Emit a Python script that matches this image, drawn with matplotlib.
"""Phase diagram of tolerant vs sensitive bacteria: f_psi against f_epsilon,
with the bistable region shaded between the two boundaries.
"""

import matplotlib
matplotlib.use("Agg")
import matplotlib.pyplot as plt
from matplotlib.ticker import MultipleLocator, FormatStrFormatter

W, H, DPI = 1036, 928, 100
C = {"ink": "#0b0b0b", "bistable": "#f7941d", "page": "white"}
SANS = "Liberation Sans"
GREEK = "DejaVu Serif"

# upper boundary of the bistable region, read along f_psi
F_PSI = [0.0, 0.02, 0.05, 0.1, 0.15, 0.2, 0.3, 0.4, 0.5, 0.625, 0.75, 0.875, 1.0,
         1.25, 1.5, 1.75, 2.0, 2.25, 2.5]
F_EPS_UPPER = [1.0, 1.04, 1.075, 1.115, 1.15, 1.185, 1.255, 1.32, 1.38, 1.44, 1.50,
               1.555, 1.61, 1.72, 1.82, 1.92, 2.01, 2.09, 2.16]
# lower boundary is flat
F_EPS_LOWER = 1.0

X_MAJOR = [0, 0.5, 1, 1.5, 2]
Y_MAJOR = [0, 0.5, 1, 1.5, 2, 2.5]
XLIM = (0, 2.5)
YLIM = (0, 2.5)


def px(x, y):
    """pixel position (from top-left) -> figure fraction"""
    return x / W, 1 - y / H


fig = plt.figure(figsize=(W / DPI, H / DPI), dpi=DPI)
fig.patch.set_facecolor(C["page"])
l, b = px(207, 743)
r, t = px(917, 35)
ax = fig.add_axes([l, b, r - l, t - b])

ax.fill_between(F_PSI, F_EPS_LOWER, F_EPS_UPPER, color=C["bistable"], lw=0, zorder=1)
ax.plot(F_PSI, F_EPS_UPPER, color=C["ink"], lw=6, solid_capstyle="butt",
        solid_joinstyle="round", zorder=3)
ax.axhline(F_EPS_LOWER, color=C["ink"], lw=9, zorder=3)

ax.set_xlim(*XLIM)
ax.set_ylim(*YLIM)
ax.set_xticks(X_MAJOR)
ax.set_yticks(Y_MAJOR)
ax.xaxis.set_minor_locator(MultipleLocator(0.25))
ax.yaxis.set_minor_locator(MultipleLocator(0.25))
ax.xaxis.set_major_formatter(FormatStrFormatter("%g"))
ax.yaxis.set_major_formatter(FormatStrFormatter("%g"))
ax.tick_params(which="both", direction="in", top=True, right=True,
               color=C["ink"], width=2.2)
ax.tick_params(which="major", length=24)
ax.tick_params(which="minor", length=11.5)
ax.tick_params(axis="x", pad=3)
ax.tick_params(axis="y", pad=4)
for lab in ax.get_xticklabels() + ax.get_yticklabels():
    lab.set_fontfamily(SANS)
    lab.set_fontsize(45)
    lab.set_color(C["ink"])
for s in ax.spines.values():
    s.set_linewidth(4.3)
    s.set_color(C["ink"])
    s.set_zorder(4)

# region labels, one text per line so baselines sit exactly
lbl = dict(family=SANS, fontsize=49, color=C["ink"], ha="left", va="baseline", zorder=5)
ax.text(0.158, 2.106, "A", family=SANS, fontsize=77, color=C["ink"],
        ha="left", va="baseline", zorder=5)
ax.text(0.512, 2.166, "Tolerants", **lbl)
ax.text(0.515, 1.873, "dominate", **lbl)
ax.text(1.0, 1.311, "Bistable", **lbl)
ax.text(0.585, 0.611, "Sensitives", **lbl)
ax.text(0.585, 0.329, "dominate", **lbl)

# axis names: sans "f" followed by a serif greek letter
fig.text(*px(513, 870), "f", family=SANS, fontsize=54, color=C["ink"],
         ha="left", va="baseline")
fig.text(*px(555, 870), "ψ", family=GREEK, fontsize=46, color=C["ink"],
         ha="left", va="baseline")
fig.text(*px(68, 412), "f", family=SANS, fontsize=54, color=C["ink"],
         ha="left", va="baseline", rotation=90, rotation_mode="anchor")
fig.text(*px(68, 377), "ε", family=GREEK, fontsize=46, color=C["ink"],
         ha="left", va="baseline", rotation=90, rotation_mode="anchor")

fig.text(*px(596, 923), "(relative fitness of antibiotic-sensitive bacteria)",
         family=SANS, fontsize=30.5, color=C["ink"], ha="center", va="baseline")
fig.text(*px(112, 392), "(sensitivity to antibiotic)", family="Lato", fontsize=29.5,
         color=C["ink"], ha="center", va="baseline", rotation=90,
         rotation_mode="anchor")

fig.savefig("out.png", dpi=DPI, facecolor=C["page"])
━━━━━━━━━━━━━━━━
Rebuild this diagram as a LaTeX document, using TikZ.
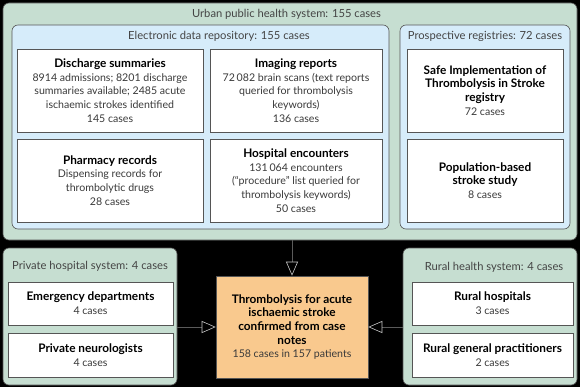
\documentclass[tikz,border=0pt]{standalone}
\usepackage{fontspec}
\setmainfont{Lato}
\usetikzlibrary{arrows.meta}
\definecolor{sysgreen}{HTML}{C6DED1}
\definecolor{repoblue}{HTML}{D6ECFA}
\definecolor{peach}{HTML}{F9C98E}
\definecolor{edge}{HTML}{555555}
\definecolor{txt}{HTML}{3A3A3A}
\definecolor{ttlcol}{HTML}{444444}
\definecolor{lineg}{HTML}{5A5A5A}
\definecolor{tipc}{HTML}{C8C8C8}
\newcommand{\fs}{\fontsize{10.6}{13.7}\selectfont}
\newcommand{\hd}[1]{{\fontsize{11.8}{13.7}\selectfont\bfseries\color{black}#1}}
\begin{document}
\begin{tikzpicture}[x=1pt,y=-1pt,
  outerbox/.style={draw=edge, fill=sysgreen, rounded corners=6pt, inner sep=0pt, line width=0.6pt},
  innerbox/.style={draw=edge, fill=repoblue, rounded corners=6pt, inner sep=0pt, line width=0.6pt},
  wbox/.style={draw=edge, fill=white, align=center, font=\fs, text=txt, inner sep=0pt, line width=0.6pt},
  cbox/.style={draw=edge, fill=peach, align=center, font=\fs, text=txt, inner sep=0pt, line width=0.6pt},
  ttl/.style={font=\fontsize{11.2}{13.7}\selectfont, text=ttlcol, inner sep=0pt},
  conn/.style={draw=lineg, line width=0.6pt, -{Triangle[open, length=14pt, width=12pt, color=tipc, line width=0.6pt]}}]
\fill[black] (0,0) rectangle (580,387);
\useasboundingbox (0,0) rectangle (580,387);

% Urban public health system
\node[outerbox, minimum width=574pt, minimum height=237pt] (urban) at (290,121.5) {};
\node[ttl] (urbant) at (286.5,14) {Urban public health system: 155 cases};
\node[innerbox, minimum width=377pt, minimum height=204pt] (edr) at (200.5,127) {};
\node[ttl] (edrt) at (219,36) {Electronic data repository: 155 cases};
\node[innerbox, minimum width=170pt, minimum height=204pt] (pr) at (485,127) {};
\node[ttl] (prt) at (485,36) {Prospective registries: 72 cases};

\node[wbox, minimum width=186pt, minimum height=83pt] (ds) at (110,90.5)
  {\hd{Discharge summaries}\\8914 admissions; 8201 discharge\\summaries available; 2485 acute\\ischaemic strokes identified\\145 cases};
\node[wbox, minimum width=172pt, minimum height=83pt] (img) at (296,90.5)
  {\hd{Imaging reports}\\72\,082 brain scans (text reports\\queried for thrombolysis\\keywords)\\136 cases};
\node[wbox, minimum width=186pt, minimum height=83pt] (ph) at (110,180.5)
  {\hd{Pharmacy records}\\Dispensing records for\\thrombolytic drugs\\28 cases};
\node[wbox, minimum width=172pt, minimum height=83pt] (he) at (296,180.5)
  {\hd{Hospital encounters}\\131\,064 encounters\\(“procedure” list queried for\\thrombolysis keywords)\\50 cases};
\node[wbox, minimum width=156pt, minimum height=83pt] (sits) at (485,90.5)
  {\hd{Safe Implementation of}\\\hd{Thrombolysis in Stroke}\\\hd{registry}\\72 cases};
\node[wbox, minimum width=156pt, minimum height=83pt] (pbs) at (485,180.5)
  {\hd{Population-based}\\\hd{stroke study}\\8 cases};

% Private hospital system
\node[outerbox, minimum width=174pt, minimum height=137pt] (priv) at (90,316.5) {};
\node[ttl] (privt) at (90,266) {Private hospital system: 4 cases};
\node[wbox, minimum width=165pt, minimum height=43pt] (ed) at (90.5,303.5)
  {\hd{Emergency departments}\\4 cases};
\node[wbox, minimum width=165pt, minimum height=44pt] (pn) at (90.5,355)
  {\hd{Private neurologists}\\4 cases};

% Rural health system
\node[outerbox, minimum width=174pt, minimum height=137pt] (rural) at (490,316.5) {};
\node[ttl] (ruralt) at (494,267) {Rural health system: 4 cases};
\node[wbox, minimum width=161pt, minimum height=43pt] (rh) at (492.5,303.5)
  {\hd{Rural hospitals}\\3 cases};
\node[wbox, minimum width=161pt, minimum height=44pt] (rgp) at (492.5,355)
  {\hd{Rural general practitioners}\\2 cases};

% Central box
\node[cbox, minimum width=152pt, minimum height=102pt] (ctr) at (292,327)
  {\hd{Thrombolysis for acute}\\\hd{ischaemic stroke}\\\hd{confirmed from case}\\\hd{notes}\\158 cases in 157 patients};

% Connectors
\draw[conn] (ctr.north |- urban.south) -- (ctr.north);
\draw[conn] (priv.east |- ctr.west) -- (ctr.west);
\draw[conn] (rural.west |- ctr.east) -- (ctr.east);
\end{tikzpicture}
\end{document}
━━━━━━━━━━━━━━━━
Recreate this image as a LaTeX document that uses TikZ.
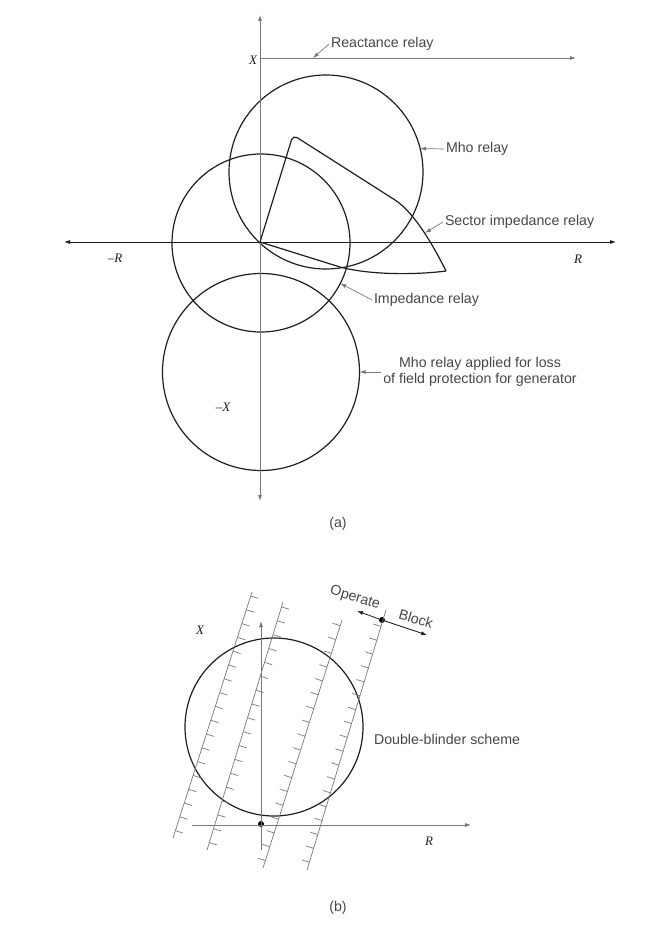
━━━━━━━━━━━━━━━━
WORK TO COMPLETE: Retype exactly the lines from the one with "Rebuild this diagram" through the one with "(prt) at (485,36)", both included, and nothing else; leave out the pictures.

CORRECT ANSWER:
Rebuild this diagram as a LaTeX document, using TikZ.
\documentclass[tikz,border=0pt]{standalone}
\usepackage{fontspec}
\setmainfont{Lato}
\usetikzlibrary{arrows.meta}
\definecolor{sysgreen}{HTML}{C6DED1}
\definecolor{repoblue}{HTML}{D6ECFA}
\definecolor{peach}{HTML}{F9C98E}
\definecolor{edge}{HTML}{555555}
\definecolor{txt}{HTML}{3A3A3A}
\definecolor{ttlcol}{HTML}{444444}
\definecolor{lineg}{HTML}{5A5A5A}
\definecolor{tipc}{HTML}{C8C8C8}
\newcommand{\fs}{\fontsize{10.6}{13.7}\selectfont}
\newcommand{\hd}[1]{{\fontsize{11.8}{13.7}\selectfont\bfseries\color{black}#1}}
\begin{document}
\begin{tikzpicture}[x=1pt,y=-1pt,
  outerbox/.style={draw=edge, fill=sysgreen, rounded corners=6pt, inner sep=0pt, line width=0.6pt},
  innerbox/.style={draw=edge, fill=repoblue, rounded corners=6pt, inner sep=0pt, line width=0.6pt},
  wbox/.style={draw=edge, fill=white, align=center, font=\fs, text=txt, inner sep=0pt, line width=0.6pt},
  cbox/.style={draw=edge, fill=peach, align=center, font=\fs, text=txt, inner sep=0pt, line width=0.6pt},
  ttl/.style={font=\fontsize{11.2}{13.7}\selectfont, text=ttlcol, inner sep=0pt},
  conn/.style={draw=lineg, line width=0.6pt, -{Triangle[open, length=14pt, width=12pt, color=tipc, line width=0.6pt]}}]
\fill[black] (0,0) rectangle (580,387);
\useasboundingbox (0,0) rectangle (580,387);

% Urban public health system
\node[outerbox, minimum width=574pt, minimum height=237pt] (urban) at (290,121.5) {};
\node[ttl] (urbant) at (286.5,14) {Urban public health system: 155 cases};
\node[innerbox, minimum width=377pt, minimum height=204pt] (edr) at (200.5,127) {};
\node[ttl] (edrt) at (219,36) {Electronic data repository: 155 cases};
\node[innerbox, minimum width=170pt, minimum height=204pt] (pr) at (485,127) {};
\node[ttl] (prt) at (485,36) {Prospective registries: 72 cases};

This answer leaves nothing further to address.